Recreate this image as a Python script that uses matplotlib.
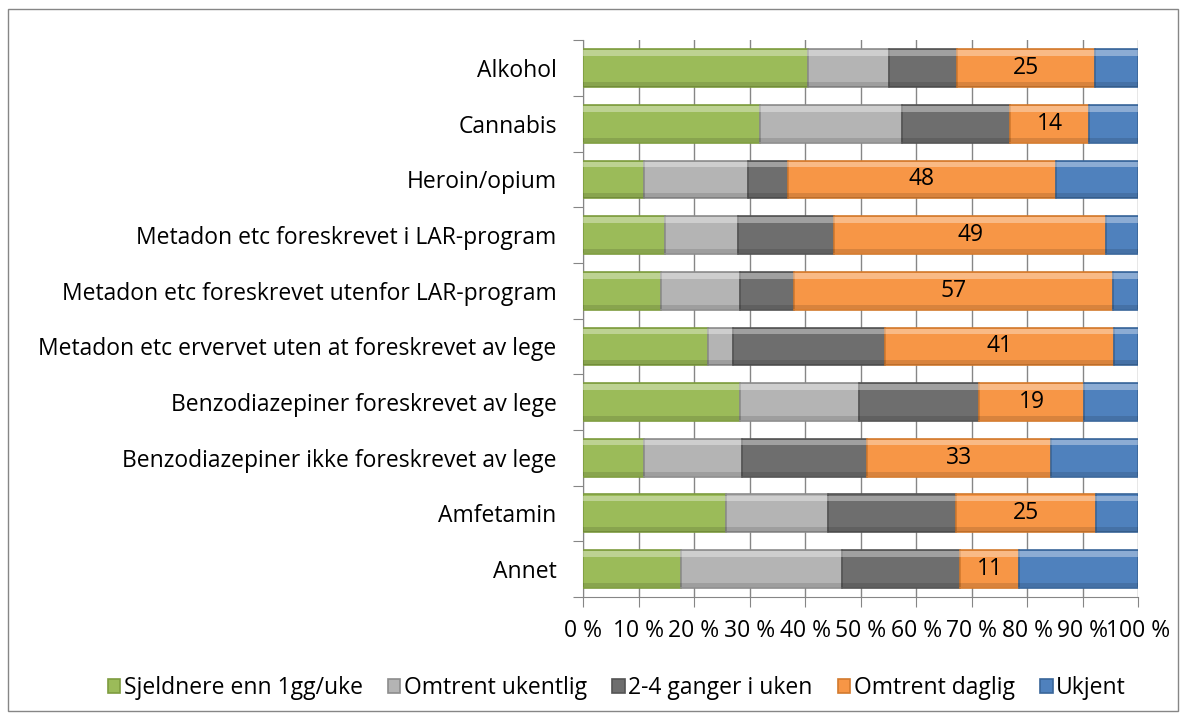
import matplotlib.pyplot as plt
import numpy as np
from matplotlib.patches import Rectangle

categories = [
    "Alkohol",
    "Cannabis",
    "Heroin/opium",
    "Metadon etc foreskrevet i LAR-program",
    "Metadon etc foreskrevet utenfor LAR-program",
    "Metadon etc ervervet uten at foreskrevet av lege",
    "Benzodiazepiner foreskrevet av lege",
    "Benzodiazepiner ikke foreskrevet av lege",
    "Amfetamin",
    "Annet",
]
series_names = [
    "Sjeldnere enn 1gg/uke",
    "Omtrent ukentlig",
    "2-4 ganger i uken",
    "Omtrent daglig",
    "Ukjent",
]
sjeldnere = [40.5, 31.8, 10.9, 14.7, 14.1, 22.5, 28.2, 10.9, 25.8, 17.7]
ukentlig = [14.7, 25.6, 18.9, 13.2, 14.1, 4.5, 21.5, 17.8, 18.3, 28.9]
ganger = [12.2, 19.6, 7.1, 17.3, 9.8, 27.4, 21.7, 22.4, 23.1, 21.3]
daglig = [24.9, 14.2, 48.3, 49.1, 57.4, 41.2, 18.9, 33.3, 25.2, 10.7]
ukjent = [7.7, 8.8, 14.8, 5.7, 4.6, 4.4, 9.7, 15.6, 7.6, 21.4]
daglig_labels = [25, 14, 48, 49, 57, 41, 19, 33, 25, 11]

colors = ["#9BBB59", "#B4B4B4", "#6E6E6E", "#F79646", "#4F81BD"]
edges = ["#7E9C3F", "#8C8C8C", "#545454", "#D27A2E", "#3A6699"]

plt.rcParams["font.family"] = ["Open Sans", "DejaVu Sans"]
FS = 16.5

fig = plt.figure(figsize=(11.86, 7.2), dpi=100)
ax = fig.add_axes([0.4916, 0.171, 0.468, 0.773])

data = np.array([sjeldnere, ukentlig, ganger, daglig, ukjent])
y = np.arange(len(categories))
height = 0.68
left = np.zeros(len(categories))
for i, name in enumerate(series_names):
    vals = data[i]
    ax.barh(y, vals, left=left, height=height, color=colors[i],
            edgecolor=edges[i], linewidth=1.2, label=name, zorder=3)
    # simple bevel: light strip on top, dark strip at the bottom
    ax.barh(y - height / 2 + 0.07, vals, left=left, height=0.1,
            color="white", alpha=0.35, linewidth=0, zorder=4)
    ax.barh(y + height / 2 - 0.05, vals, left=left, height=0.08,
            color="black", alpha=0.12, linewidth=0, zorder=4)
    if i == 3:
        for yy, l, v, lab in zip(y, left, vals, daglig_labels):
            ax.text(l + v / 2, yy, str(lab), ha="center", va="center",
                    fontsize=FS, color="black", zorder=5)
    left = left + vals

ax.set_xlim(0, 100)
ax.set_ylim(len(categories) - 0.5, -0.5)
ax.set_xticks(np.arange(0, 101, 10))
ax.set_xticklabels([f"{v} %" for v in range(0, 101, 10)], fontsize=FS)
ax.set_yticks(np.arange(-0.5, len(categories), 1.0))
ax.set_yticklabels([])
ax.set_yticks(y, minor=True)
ax.set_yticklabels(categories, minor=True, fontsize=FS)
ax.tick_params(axis="y", which="minor", length=0, pad=19)
ax.tick_params(axis="y", which="major", length=7, color="#868686")
ax.tick_params(axis="x", length=7, color="#868686", pad=9)
ax.grid(axis="x", color="#868686", linewidth=1, zorder=0)
for side in ["top", "right"]:
    ax.spines[side].set_visible(False)
for side in ["left", "bottom"]:
    ax.spines[side].set_color("#868686")

handles, labels = ax.get_legend_handles_labels()
fig.legend(handles, labels, loc="center", bbox_to_anchor=(0.52, 0.044), ncol=5,
           frameon=False, fontsize=FS, handlelength=0.55, handleheight=0.55,
           handletextpad=0.15, columnspacing=1.1)

fig.patches.append(Rectangle((0.007, 0.012), 0.986, 0.976, transform=fig.transFigure,
                             fill=False, edgecolor="#868686", linewidth=1))

fig.savefig("out.png", dpi=100)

*-*-*

Print the listing above in full, exactly as written. Omit any pictures.

## Answer to the problem
Recreate this image as a Python script that uses matplotlib.
import matplotlib.pyplot as plt
import numpy as np
from matplotlib.patches import Rectangle

categories = [
    "Alkohol",
    "Cannabis",
    "Heroin/opium",
    "Metadon etc foreskrevet i LAR-program",
    "Metadon etc foreskrevet utenfor LAR-program",
    "Metadon etc ervervet uten at foreskrevet av lege",
    "Benzodiazepiner foreskrevet av lege",
    "Benzodiazepiner ikke foreskrevet av lege",
    "Amfetamin",
    "Annet",
]
series_names = [
    "Sjeldnere enn 1gg/uke",
    "Omtrent ukentlig",
    "2-4 ganger i uken",
    "Omtrent daglig",
    "Ukjent",
]
sjeldnere = [40.5, 31.8, 10.9, 14.7, 14.1, 22.5, 28.2, 10.9, 25.8, 17.7]
ukentlig = [14.7, 25.6, 18.9, 13.2, 14.1, 4.5, 21.5, 17.8, 18.3, 28.9]
ganger = [12.2, 19.6, 7.1, 17.3, 9.8, 27.4, 21.7, 22.4, 23.1, 21.3]
daglig = [24.9, 14.2, 48.3, 49.1, 57.4, 41.2, 18.9, 33.3, 25.2, 10.7]
ukjent = [7.7, 8.8, 14.8, 5.7, 4.6, 4.4, 9.7, 15.6, 7.6, 21.4]
daglig_labels = [25, 14, 48, 49, 57, 41, 19, 33, 25, 11]

colors = ["#9BBB59", "#B4B4B4", "#6E6E6E", "#F79646", "#4F81BD"]
edges = ["#7E9C3F", "#8C8C8C", "#545454", "#D27A2E", "#3A6699"]

plt.rcParams["font.family"] = ["Open Sans", "DejaVu Sans"]
FS = 16.5

fig = plt.figure(figsize=(11.86, 7.2), dpi=100)
ax = fig.add_axes([0.4916, 0.171, 0.468, 0.773])

data = np.array([sjeldnere, ukentlig, ganger, daglig, ukjent])
y = np.arange(len(categories))
height = 0.68
left = np.zeros(len(categories))
for i, name in enumerate(series_names):
    vals = data[i]
    ax.barh(y, vals, left=left, height=height, color=colors[i],
            edgecolor=edges[i], linewidth=1.2, label=name, zorder=3)
    # simple bevel: light strip on top, dark strip at the bottom
    ax.barh(y - height / 2 + 0.07, vals, left=left, height=0.1,
            color="white", alpha=0.35, linewidth=0, zorder=4)
    ax.barh(y + height / 2 - 0.05, vals, left=left, height=0.08,
            color="black", alpha=0.12, linewidth=0, zorder=4)
    if i == 3:
        for yy, l, v, lab in zip(y, left, vals, daglig_labels):
            ax.text(l + v / 2, yy, str(lab), ha="center", va="center",
                    fontsize=FS, color="black", zorder=5)
    left = left + vals

ax.set_xlim(0, 100)
ax.set_ylim(len(categories) - 0.5, -0.5)
ax.set_xticks(np.arange(0, 101, 10))
ax.set_xticklabels([f"{v} %" for v in range(0, 101, 10)], fontsize=FS)
ax.set_yticks(np.arange(-0.5, len(categories), 1.0))
ax.set_yticklabels([])
ax.set_yticks(y, minor=True)
ax.set_yticklabels(categories, minor=True, fontsize=FS)
ax.tick_params(axis="y", which="minor", length=0, pad=19)
ax.tick_params(axis="y", which="major", length=7, color="#868686")
ax.tick_params(axis="x", length=7, color="#868686", pad=9)
ax.grid(axis="x", color="#868686", linewidth=1, zorder=0)
for side in ["top", "right"]:
    ax.spines[side].set_visible(False)
for side in ["left", "bottom"]:
    ax.spines[side].set_color("#868686")

handles, labels = ax.get_legend_handles_labels()
fig.legend(handles, labels, loc="center", bbox_to_anchor=(0.52, 0.044), ncol=5,
           frameon=False, fontsize=FS, handlelength=0.55, handleheight=0.55,
           handletextpad=0.15, columnspacing=1.1)

fig.patches.append(Rectangle((0.007, 0.012), 0.986, 0.976, transform=fig.transFigure,
                             fill=False, edgecolor="#868686", linewidth=1))

fig.savefig("out.png", dpi=100)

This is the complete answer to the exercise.